Review Summary: The Litanies of Satan is a stunning work... if you aren't scared to listen to it.
Diamanda Galas is one of those artists you either love or hate, and both have their share of very good reasons. About 3 years ago, if you told me I'd enjoy her music, I'd have laughed right in your face. The idea of someone just screeching, yelling, howling, babbling nonsense into a mic and calling it music was very nonsensical to me at the time- and to an extent, still is. But now that I'm older and my tastes have sort of opened a bit, I've realized that just like art, music is subjective. Some people even call the birds calling in the morning music. Remember that John Cage piece, 4'33, that consists of a pianist just sitting at his piano doing... nothing, for 4 minutes and 33 seconds? This was made because Cage wanted the audience to observe the music around them- the accidental noises happening in the background in different locations. And so Galas, a Greek-American artist with a classically trained 3 octave vocal range, also trained in piano, invites you to challenge the very notion of "music" with her debut album,
The Litanies of Satan.
The Litanies of Satan is one of the most unpleasant, frightening, disturbing listens one is bound to have in a while. It's mercifully short at 30 minutes, but every second of it feels long and torturous. Galas screams, howls, shrieks, moans, cackles, and shouts her way through thirty unsettling minutes of pure a Capella terror. She recounts the recording experience as being in a London basement, awake for more than 24 hours, very sick, only being kept awake by caffiene and the temperature was freezing cold. Among the many things that happened- sound boards crashed, microphones and speakers blowing out. Then again though, those kinds of things are "normal parts of every day work" for her (then again that's just her sense of humour shining through). What
Litanes really is, is two pieces of music- both of which involve heavy useage of her voice as the main, and only, instrument featured on the whole instrument.

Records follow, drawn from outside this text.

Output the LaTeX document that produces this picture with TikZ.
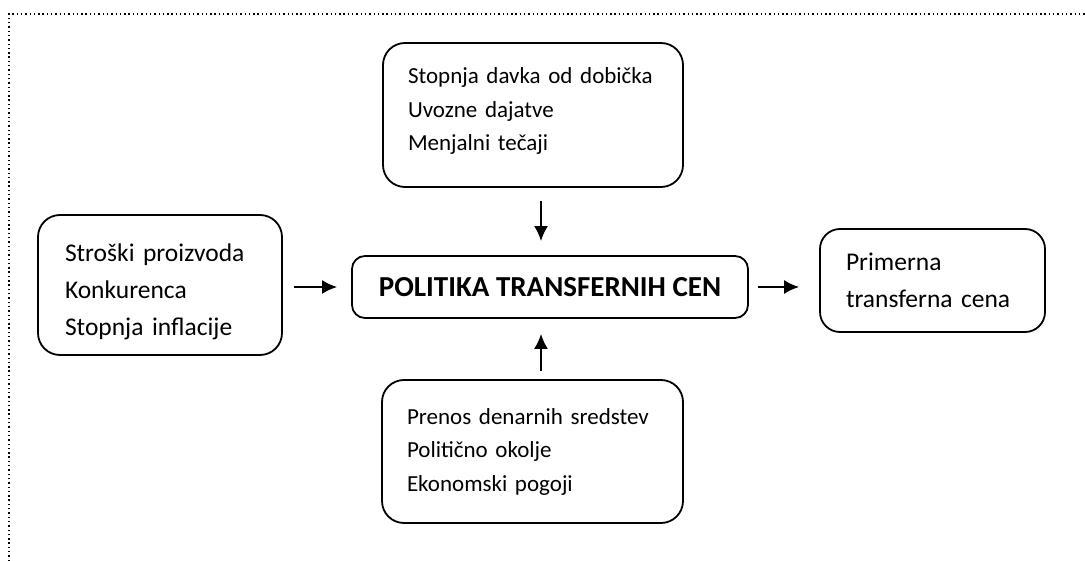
\documentclass[tikz,border=0pt]{standalone}
\usepackage{fontspec}
\setmainfont{Carlito}
\usetikzlibrary{arrows.meta}

\begin{document}
\begin{tikzpicture}[x=1pt,y=-1pt,
  factorbox/.style={draw, line width=1.8pt, rounded corners=22pt, align=left,
    inner sep=0pt},
  flowarrow/.style={line width=2pt, -{Latex[length=15pt,width=14pt]}}]
\useasboundingbox (0,0) rectangle (1085,561);
\draw[line width=1.4pt, dash pattern=on 1.4pt off 2.9pt] (9,561) -- (9,14) -- (1085,14);

\node[factorbox, minimum width=300pt, minimum height=144pt, text width=250pt,
  font=\fontsize{23}{33.5}\selectfont] (davki) at (533,115)
  {Stopnja davka od dobička\\Uvozne dajatve\\Menjalni tečaji\rule[-11pt]{0pt}{0pt}};
\node[factorbox, minimum width=244pt, minimum height=140pt, text width=190pt,
  font=\fontsize{25.5}{36.7}\selectfont] (stroski) at (160,285)
  {\rule{0pt}{31pt}Stroški proizvoda\\Konkurenca\\Stopnja inflacije};
\node[factorbox, rounded corners=13pt, minimum width=396pt, minimum height=62pt,
  font=\fontsize{29}{32}\selectfont\bfseries] (politika) at (550,287)
  {POLITIKA TRANSFERNIH CEN};
\node[factorbox, rounded corners=20pt, minimum width=225pt, minimum height=103pt,
  text width=173pt, font=\fontsize{25.5}{37}\selectfont] (cena) at (932.5,280.5)
  {Primerna\\transferna cena};
\node[factorbox, minimum width=301pt, minimum height=143pt, text width=251pt,
  font=\fontsize{23}{33.5}\selectfont] (okolje) at (532.5,451.5)
  {Prenos denarnih sredstev\\Politično okolje\\Ekonomski pogoji};

\draw[flowarrow, shorten <=11pt, shorten >=14pt] (stroski.east |- politika.west) -- (politika.west);
\draw[flowarrow, shorten <=9pt, shorten >=20pt] (politika.east) -- (politika.east -| cena.west);
\draw[flowarrow, shorten <=13pt, shorten >=14pt] ([xshift=8pt]davki.south) -- ([xshift=8pt]davki.south |- politika.north);
\draw[flowarrow, shorten <=8pt, shorten >=15pt] ([xshift=8.5pt]okolje.north) -- ([xshift=8.5pt]okolje.north |- politika.south);
\end{tikzpicture}
\end{document}
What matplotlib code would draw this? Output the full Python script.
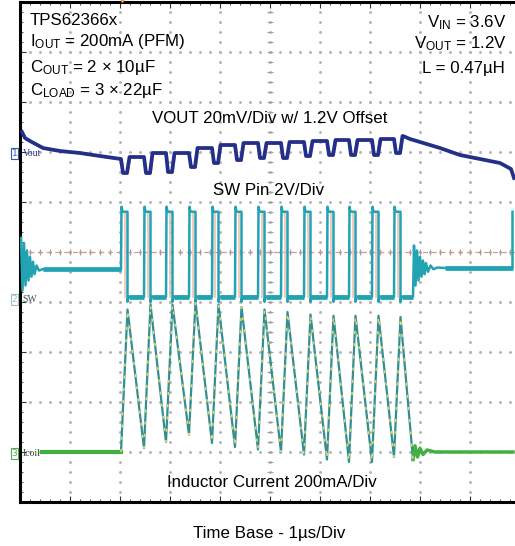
import matplotlib
matplotlib.use("Agg")
import matplotlib.pyplot as plt
import numpy as np

plt.rcParams['font.family'] = ['Liberation Sans', 'DejaVu Sans']
plt.rcParams['mathtext.fontset'] = 'custom'
plt.rcParams['mathtext.rm'] = 'Liberation Sans'
plt.rcParams['mathtext.it'] = 'Liberation Sans:italic'
plt.rcParams['mathtext.bf'] = 'Liberation Sans:bold'

# ---------------- data (time in µs, 1 µs/div) ----------------
# switching edges of the PFM burst
sw_rise_us = [2.02, 2.48, 2.92, 3.38, 3.84, 4.30, 4.76, 5.22, 5.68, 6.14, 6.58, 7.04, 7.48]
sw_fall_us = [2.15, 2.61, 3.05, 3.51, 3.97, 4.43, 4.89, 5.35, 5.81, 6.27, 6.71, 7.17, 7.61]
sw_burst_end_us = 7.86
sw_next_rise_us = 9.85
sw_high_v = 3.45
sw_spike_v = 3.65
sw_low_v = 0.05
sw_idle_pre_v = 1.15
sw_idle_post_v = 1.2
sw_ring_pre_us = [0.02, 0.05, 0.08, 0.11, 0.14, 0.17, 0.20, 0.23, 0.26, 0.29, 0.33, 0.38, 0.45]
sw_ring_pre_v = [2.4, 0.3, 2.2, 0.5, 1.9, 0.7, 1.65, 0.85, 1.45, 0.95, 1.3, 1.1, 1.15]
sw_ring_post_us = [7.86, 7.88, 7.91, 7.94, 7.97, 8.00, 8.03, 8.06, 8.09, 8.12, 8.16, 8.21, 8.27, 8.35, 8.50]
sw_ring_post_v = [0.05, 2.1, 0.5, 1.9, 0.7, 1.65, 0.85, 1.5, 0.95, 1.4, 1.05, 1.3, 1.15, 1.22, 1.2]

# output voltage ripple (mV around the 1.2 V offset)
vout_pre_us = [0.04, 0.10, 0.20, 0.46, 0.80, 1.20, 1.60, 2.02]
vout_pre_mv = [8.0, 5.6, 4.4, 1.6, 0.4, -0.4, -1.6, -2.8]
vout_dip_mv = [-8.4, -8.4, -8.0, -6.0, -4.4, -3.2, -2.4, -2.4, -1.6, -1.2, -1.2, -1.2, -0.4]
vout_high_mv = [-2.0, -0.4, -0.4, 1.6, 2.8, 3.6, 3.6, 4.0, 4.4, 4.8, 4.8, 5.2, 6.4]
vout_post_us = [7.66, 7.80, 8.00, 8.40, 8.80, 9.20, 9.60, 9.82, 9.88]
vout_post_mv = [6.4, 5.2, 4.0, 1.6, -1.2, -2.8, -4.4, -6.8, -10.4]

# inductor current (mA)
il_pre_us = [0.44, 2.02]
il_pre_ma = [0, 0]
il_valley_ma = [0, 16, 40, 70, 36, 20, 10, 0, -10, -30, -40, -40, -20]
il_peak_ma = [570, 590, 590, 600, 590, 580, 570, 560, 550, 545, 545, 545, 540]
il_end_ma = -30
il_post_us = [7.86, 7.90, 7.95, 8.00, 8.06, 8.14, 8.30, 9.86]
il_post_ma = [-30, 25, -20, 15, -10, 8, 0, 0]

# channel reference levels (div) and scales
VOUT_REF, VOUT_SCALE = 7.0, 20.0     # mV/div
SW_REF, SW_SCALE = 4.08, 2.0         # V/div
IL_REF, IL_SCALE = 1.0, 200.0        # mA/div

C_VOUT = '#22308a'
C_SW = '#22a3b2'
C_IL = '#2f8f95'
C_IL_Y = '#e6d868'
C_IL_G = '#44b044'

W, H = 515, 546
fig = plt.figure(figsize=(W / 100, H / 100), dpi=100)
fig.patch.set_facecolor('white')
ax = fig.add_axes([20 / W, 44 / H, 500 / W, 500 / H])
ax.set_xlim(0, 10)
ax.set_ylim(0, 10)

# ---- graticule ----
minor = np.arange(0, 10.001, 0.2)
for k in range(1, 10):
    ax.plot(minor, np.full_like(minor, k), ls='none', marker='.', ms=2.2,
            color='#b4b4b4', zorder=1)
    ax.plot(np.full_like(minor, k), minor, ls='none', marker='.', ms=2.2,
            color='#b4b4b4', zorder=1)
ax.plot(minor, np.full_like(minor, 5), ls='none', marker='|', ms=4,
        mew=0.8, color='#a0a0a0', zorder=1)
ax.plot(np.full_like(minor, 5), minor, ls='none', marker='_', ms=4,
        mew=0.8, color='#a0a0a0', zorder=1)
ax.axhline(5, color='#e8908a', lw=0.9, ls=(0, (4, 3)), zorder=1.5)

ax.set_xticks(np.arange(0, 11, 1))
ax.set_yticks(np.arange(0, 11, 1))
ax.set_xticks(minor, minor=True)
ax.set_yticks(minor, minor=True)
ax.tick_params(which='both', direction='in', top=True, right=False,
               labelbottom=False, labelleft=False, color='#333333')
ax.tick_params(which='major', length=4, width=0.8)
ax.tick_params(which='minor', length=2.5, width=0.6)
for s in ['left', 'top', 'bottom']:
    ax.spines[s].set_linewidth(2.2)
ax.spines['right'].set_visible(False)

# ---- SW trace ----
sw_t = list(sw_ring_pre_us) + [sw_rise_us[0]]
sw_v = list(sw_ring_pre_v) + [sw_idle_pre_v]
for i, (tr, tf) in enumerate(zip(sw_rise_us, sw_fall_us)):
    sw_t += [tr, tr + 0.01, tr + 0.03, tf, tf, tf + 0.02]
    sw_v += [sw_v[-1], sw_spike_v, sw_high_v, sw_high_v, -0.15, sw_low_v]
    nxt = sw_rise_us[i + 1] if i + 1 < len(sw_rise_us) else sw_burst_end_us
    sw_t += [nxt]
    sw_v += [sw_low_v]
sw_t += list(sw_ring_post_us) + [sw_next_rise_us, sw_next_rise_us]
sw_v += list(sw_ring_post_v) + [sw_idle_post_v, sw_high_v]
sw_t = np.array(sw_t)
sw_v = np.array(sw_v)

# ghost (pink) edges
for tr in sw_rise_us:
    ax.plot([tr + 0.07, tr + 0.07], [SW_REF + sw_low_v / SW_SCALE, SW_REF + sw_high_v / SW_SCALE],
            color='#f3bfae', lw=1.2, zorder=2)
ax.plot(sw_t, SW_REF + sw_v / SW_SCALE, color=C_SW, lw=1.8, zorder=3)
# thicker (noisy) flat levels
for lvl in (sw_low_v, sw_idle_pre_v, sw_idle_post_v):
    mask = np.isclose(sw_v, lvl)
    seg = np.where(mask, SW_REF + sw_v / SW_SCALE, np.nan)
    ax.plot(sw_t, seg, color=C_SW, lw=3.4, zorder=3, solid_capstyle='butt')

# ---- inductor current ----
il_t = [sw_rise_us[0]]
il_v = [il_valley_ma[0]]
for i, tf in enumerate(sw_fall_us):
    il_t.append(tf)
    il_v.append(il_peak_ma[i])
    if i + 1 < len(sw_rise_us):
        il_t.append(sw_rise_us[i + 1])
        il_v.append(il_valley_ma[i + 1])
il_t.append(sw_burst_end_us)
il_v.append(il_end_ma)
il_t = np.array(il_t)
il_y = IL_REF + np.array(il_v) / IL_SCALE
ax.plot(il_t, il_y, color=C_IL, lw=1.6, zorder=3)
ax.plot(il_t, il_y, color=C_IL_Y, lw=1.1, ls=(0, (2, 6)), zorder=3.2)
ax.plot(il_pre_us, IL_REF + np.array(il_pre_ma) / IL_SCALE, color=C_IL_G, lw=3, zorder=3)
ax.plot(il_post_us, IL_REF + np.array(il_post_ma) / IL_SCALE, color=C_IL_G, lw=2.5, zorder=3)

# ---- VOUT ----
vo_t = list(vout_pre_us)
vo_v = list(vout_pre_mv)
for i, tr in enumerate(sw_rise_us):
    vo_t += [tr + 0.04, tr + 0.12, tr + 0.17]
    vo_v += [vout_dip_mv[i], vout_dip_mv[i], vout_high_mv[i]]
    if i + 1 < len(sw_rise_us):
        vo_t.append(sw_rise_us[i + 1])
        vo_v.append(vout_high_mv[i])
vo_t += list(vout_post_us)
vo_v += list(vout_post_mv)
vo_t = np.array(vo_t)
vo_y = VOUT_REF + np.array(vo_v) / VOUT_SCALE
ax.plot(vo_t + 0.02, vo_y - 0.02, color='#e89a98', lw=1.0, zorder=3.5)
ax.plot(vo_t, vo_y, color=C_VOUT, lw=2.7, zorder=4)

# trigger marker
ax.plot([2.04], [10.06], marker='v', ms=5, color='#f0a040', clip_on=False, zorder=6)


def P(x, y):
    return x / W, 1 - y / H


fs = 12.2
fig.text(*P(30, 25), "TPS62366x", fontsize=fs, ha='left', va='baseline')
fig.text(*P(30, 46), r"I$_{\mathrm{OUT}}$ = 200mA (PFM)", fontsize=fs, ha='left', va='baseline')
fig.text(*P(30, 72), r"C$_{\mathrm{OUT}}$ = 2 × 10µF", fontsize=fs, ha='left', va='baseline')
fig.text(*P(30, 95), r"C$_{\mathrm{LOAD}}$ = 3 × 22µF", fontsize=fs, ha='left', va='baseline')
fig.text(*P(507, 27), r"V$_{\mathrm{IN}}$ = 3.6V", fontsize=fs, ha='right', va='baseline')
fig.text(*P(507, 48), r"V$_{\mathrm{OUT}}$ = 1.2V", fontsize=fs, ha='right', va='baseline')
fig.text(*P(505, 73), "L = 0.47µH", fontsize=fs, ha='right', va='baseline')
fig.text(*P(270, 123), "VOUT 20mV/Div w/ 1.2V Offset", fontsize=fs, ha='center', va='baseline')
fig.text(*P(269, 195), "SW Pin 2V/Div", fontsize=fs, ha='center', va='baseline')
fig.text(*P(272, 487), "Inductor Current 200mA/Div", fontsize=fs, ha='center', va='baseline')
fig.text(*P(269, 538), "Time Base - 1µs/Div", fontsize=fs, ha='center', va='baseline')

# channel markers
chan = [("1", "Vout", 152, '#3a55a8', C_VOUT),
        ("2", "SW", 298, '#9bbfc4', '#335555'),
        ("3", "Icoil", 452, '#4caf50', '#2f4f2f')]
for num, lab, yy, bc, tc in chan:
    fig.text(*P(14.5, yy + 4), num, fontsize=6.5, ha='center', va='baseline',
             family='DejaVu Sans', color=bc,
             bbox=dict(boxstyle='square,pad=0.12', fc='white', ec=bc, lw=0.8))
    fig.text(*P(22.5, yy + 4), lab, fontsize=7, ha='left', va='baseline',
             family='Liberation Serif', color=tc)

fig.savefig('out.png', dpi=100)
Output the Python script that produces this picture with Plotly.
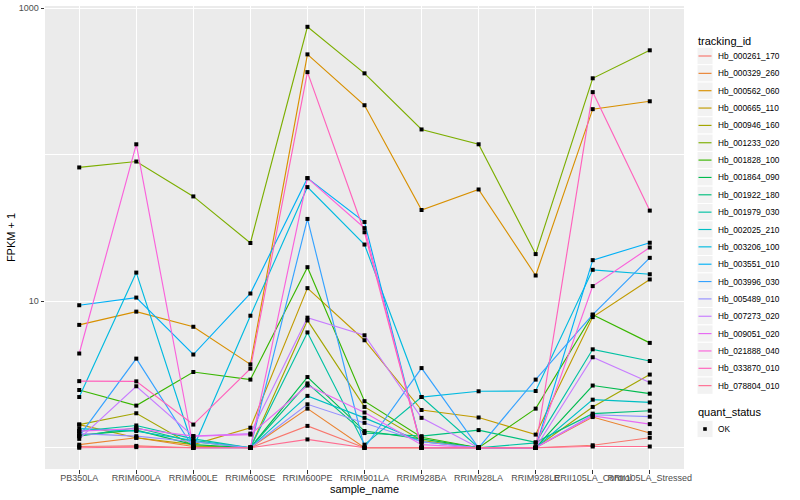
import plotly.graph_objects as go

# ---- data (FPKM + 1) ----
sample_names = ["PB350LA", "RRIM600LA", "RRIM600LE", "RRIM600SE", "RRIM600PE",
                "RRIM901LA", "RRIM928BA", "RRIM928LA", "RRIM928LE",
                "RRII105LA_Control", "RRII105LA_Stressed"]

tracking_ids = ["Hb_000261_170", "Hb_000329_260", "Hb_000562_060", "Hb_000665_110",
                "Hb_000946_160", "Hb_001233_020", "Hb_001828_100", "Hb_001864_090",
                "Hb_001922_180", "Hb_001979_030", "Hb_002025_210", "Hb_003206_100",
                "Hb_003551_010", "Hb_003996_030", "Hb_005489_010", "Hb_007273_020",
                "Hb_009051_020", "Hb_021888_040", "Hb_033870_010", "Hb_078804_010"]

hb_000261_170 = [1.02, 1.03, 1.0, 1.0, 1.41, 1.0, 1.0, 1.0, 1.0, 1.04, 1.17]
hb_000329_260 = [1.05, 1.17, 1.02, 1.0, 1.85, 1.0, 1.0, 1.0, 1.0, 1.62, 1.26]
hb_000562_060 = [6.9, 8.5, 6.7, 3.71, 485, 218, 42, 58, 15, 205, 232]
hb_000665_110 = [1.44, 1.17, 1.05, 1.37, 12.3, 5.42, 1.81, 1.61, 1.23, 7.8, 14.1]
hb_000946_160 = [1.44, 1.72, 1.03, 1.0, 7.4, 1.9, 1.12, 1.0, 1.0, 1.9, 3.16]
hb_001233_020 = [82, 90, 52, 25, 748, 360, 149, 118, 21, 333, 517]
hb_001828_100 = [2.48, 1.94, 3.29, 2.92, 17.1, 2.08, 1.18, 1.0, 1.85, 8.1, 5.2]
hb_001864_090 = [1.22, 1.32, 1.05, 1.0, 3.04, 1.3, 1.15, 1.0, 1.0, 2.66, 2.34]
hb_001922_180 = [1.2, 1.37, 1.1, 1.0, 2.75, 1.26, 1.2, 1.32, 1.09, 1.71, 1.79]
hb_001979_030 = [1.3, 1.42, 1.15, 1.0, 6.13, 1.05, 2.22, 1.0, 1.08, 4.7, 3.91]
hb_002025_210 = [1.35, 1.3, 1.12, 1.0, 2.26, 1.6, 1.1, 1.0, 1.0, 2.13, 2.04]
hb_003206_100 = [2.22, 15.7, 1.0, 7.97, 60.2, 24.4, 2.22, 2.43, 2.44, 16.4, 15.3]
hb_003551_010 = [9.4, 10.6, 4.33, 11.3, 69.3, 34.8, 1.0, 1.0, 1.0, 19.1, 25.1]
hb_003996_030 = [1.2, 4.06, 1.0, 1.0, 36.5, 1.0, 3.5, 1.0, 2.92, 8.1, 19.8]
hb_005489_010 = [1.25, 1.2, 1.1, 1.0, 1.98, 1.48, 1.1, 1.0, 1.0, 1.68, 1.63]
hb_007273_020 = [1.15, 2.63, 1.2, 1.25, 7.73, 5.86, 1.6, 1.0, 1.0, 4.15, 2.79]
hb_009051_020 = [1.3, 1.35, 1.2, 1.23, 2.66, 1.74, 1.05, 1.0, 1.0, 1.65, 1.45]
hb_021888_040 = [4.4, 118, 1.0, 1.0, 69.3, 31.6, 1.0, 1.0, 1.0, 12.7, 23.3]
hb_033870_010 = [2.85, 2.84, 1.44, 3.47, 367, 29.6, 1.0, 1.0, 1.0, 268, 41.6]
hb_078804_010 = [1.0, 1.01, 1.0, 1.0, 1.14, 1.0, 1.0, 1.0, 1.0, 1.02, 1.02]

series_values = [hb_000261_170, hb_000329_260, hb_000562_060, hb_000665_110,
                 hb_000946_160, hb_001233_020, hb_001828_100, hb_001864_090,
                 hb_001922_180, hb_001979_030, hb_002025_210, hb_003206_100,
                 hb_003551_010, hb_003996_030, hb_005489_010, hb_007273_020,
                 hb_009051_020, hb_021888_040, hb_033870_010, hb_078804_010]

colors = ["#F8766D", "#EA8331", "#D89000", "#C09B00", "#A3A500", "#7CAE00",
          "#39B600", "#00BB4E", "#00BF7D", "#00C1A3", "#00BFC4", "#00BAE0",
          "#00B0F6", "#35A2FF", "#9590FF", "#C77CFF", "#E76BF3", "#FA62DB",
          "#FF62BC", "#FF6C91"]

quant_status = "OK"

FONT = "Liberation Sans, Arial, Helvetica, sans-serif"
W, H = 800, 500
ML, MR, MT, MB = 45, 116, 6, 31


def px2x(px):
    return (px - ML) / (W - ML - MR)


def px2y(py):
    return (H - MB - py) / (H - MT - MB)


fig = go.Figure()
for tid, vals, col in zip(tracking_ids, series_values, colors):
    fig.add_trace(go.Scatter(
        x=sample_names, y=vals, mode="lines", name=tid,
        line=dict(color=col, width=1.15), showlegend=False))

all_x = [s for _ in series_values for s in sample_names]
all_y = [v for vals in series_values for v in vals]
fig.add_trace(go.Scatter(
    x=all_x, y=all_y, mode="markers", name=quant_status,
    marker=dict(symbol="square", size=4, color="black"), showlegend=False))

# ---- legend drawn in the right margin (ggplot style keys) ----
shapes = []
annotations = []
key_x0, key_x1 = 697, 713
row0, row_h = 56, 17.35
annotations.append(dict(text="tracking_id", x=px2x(696), y=px2y(41),
                        xref="paper", yref="paper", xanchor="left", yanchor="middle",
                        showarrow=False, font=dict(size=11, color="black")))
for i, (tid, col) in enumerate(zip(tracking_ids, colors)):
    cy = row0 + i * row_h
    shapes.append(dict(type="rect", xref="paper", yref="paper",
                       x0=px2x(key_x0), x1=px2x(key_x1),
                       y0=px2y(cy + row_h / 2), y1=px2y(cy - row_h / 2),
                       fillcolor="#F2F2F2", line=dict(color="white", width=1)))
    shapes.append(dict(type="line", xref="paper", yref="paper",
                       x0=px2x(key_x0 + 1.5), x1=px2x(key_x1 - 1.5),
                       y0=px2y(cy), y1=px2y(cy),
                       line=dict(color=col, width=1.15)))
    annotations.append(dict(text=tid, x=px2x(716), y=px2y(cy),
                            xref="paper", yref="paper", xanchor="left", yanchor="middle",
                            showarrow=False, font=dict(size=8.3, color="black")))

annotations.append(dict(text="quant_status", x=px2x(696), y=px2y(412),
                        xref="paper", yref="paper", xanchor="left", yanchor="middle",
                        showarrow=False, font=dict(size=11, color="black")))
ok_y = 429
shapes.append(dict(type="rect", xref="paper", yref="paper",
                   x0=px2x(key_x0), x1=px2x(key_x1),
                   y0=px2y(ok_y + row_h / 2), y1=px2y(ok_y - row_h / 2),
                   fillcolor="#F2F2F2", line=dict(color="white", width=1)))
shapes.append(dict(type="rect", xref="paper", yref="paper",
                   x0=px2x(703.2), x1=px2x(706.8),
                   y0=px2y(ok_y + 1.8), y1=px2y(ok_y - 1.8),
                   fillcolor="black", line=dict(width=0)))
annotations.append(dict(text=quant_status, x=px2x(716), y=px2y(ok_y),
                        xref="paper", yref="paper", xanchor="left", yanchor="middle",
                        showarrow=False, font=dict(size=8.3, color="black")))

fig.update_layout(
    width=W, height=H,
    margin=dict(l=ML, r=MR, t=MT, b=MB, autoexpand=False),
    paper_bgcolor="white", plot_bgcolor="#EBEBEB",
    font=dict(family=FONT, color="black"),
    showlegend=False,
    shapes=shapes, annotations=annotations,
    xaxis=dict(type="category", categoryorder="array", categoryarray=sample_names,
               range=[-0.6, len(sample_names) - 0.4], tickangle=0,
               showgrid=True, gridcolor="white", gridwidth=1.1,
               ticks="outside", ticklen=3.5, tickcolor="#333333", tickwidth=1,
               tickfont=dict(size=9, color="#4D4D4D"), ticklabelstandoff=-3,
               title=dict(text="sample_name", font=dict(size=11), standoff=3),
               zeroline=False, showline=False, automargin=False),
    yaxis=dict(type="log", range=[-0.145, 3.016],
               tickmode="array", tickvals=[10, 1000], ticktext=["10", "1000"],
               showgrid=True, gridcolor="white", gridwidth=1.1,
               minor=dict(tickvals=[1, 100], showgrid=True, gridcolor="white",
                          gridwidth=0.55, ticks=""),
               ticks="outside", ticklen=3.5, tickcolor="#333333", tickwidth=1,
               tickfont=dict(size=9, color="#4D4D4D"),
               title=dict(text="FPKM + 1", font=dict(size=11), standoff=0),
               zeroline=False, showline=False, automargin=False),
)

# the page's default 8px body margin would shift the 800x500 figure; remove it
fig.write_html("out.html", config={"displayModeBar": False},
               post_script="document.body.style.margin='0px';")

The first piece is the title track, which is the 17 most frightening minutes of audio ever recorded. Beginning with a series of hisses that fades in, the piece then moves into a recitation of
Les Litanies de Satan by legendary poet Charles Baudelaire, originally published in
Fleurs Du Mal. The poem is recited in the original French language, with a host of different effects peppered throughout the track. There's moments where a distorted repeat of her voice "recites" along with her near the beginning, and from there on lots of audio effects provide the "music" of the song, making one extremely intense and difficult track to listen to. Her screams and shrieks and echos get looped throughout, at times providing the "background music". At one point in the track, her voice becomes so distorted, it sounds as if 7 Diamandas are talking at once, to a horrifyingly sinister effect. It is one seriously intense track that is not to be listened to past midnight.
The next, "Wild Women with Steak Knives", is shorter and has no effects applied to it, but with a vocal performance this psychotic, who would need them. It runs 12 minutes long and is more of an aural assault. It's also a tad bit lighter in tone than the preceding track, and it a tad comical. The song's subject seems to be a woman with intense schizophrenia, and the "lyrics" are mostly babble and gibberish, but when they're in English, they're mostly nonsense ("
I'm not talking about meatballs! I'm talking about... STEAK! STEAKSTEAKSTEAKSTEASKSTKSTSTKSTKSTSTSTSTSTSTSTS!!!."). Seriously, at one point she gets so carried away in the vocal work that you wonder if she's going to explode. It isn't as good as the preceding track, but it's twisted and frightening fun.
Litanies is far from Galas' best work, however it is a great starting point, unlike most debut albums. Is it the most pleasant work out there? Absolutely not. Pleasant, it's anything but. But if you can force yourself to listen to it, it's an absolutely rewarding experienced, and will will challenge the way you define music, as stated above. Diamanda has plenty of other voice-centric works, the best of which being
Vena Cava, but before getting into that, try one of her earlier works, like
The Divine Punishment and this album. While not happy music, and certainly not for everyone,
Litanies is proof that music doesn't always need melodies- but rather the voices of the damned, tortured, and suffering.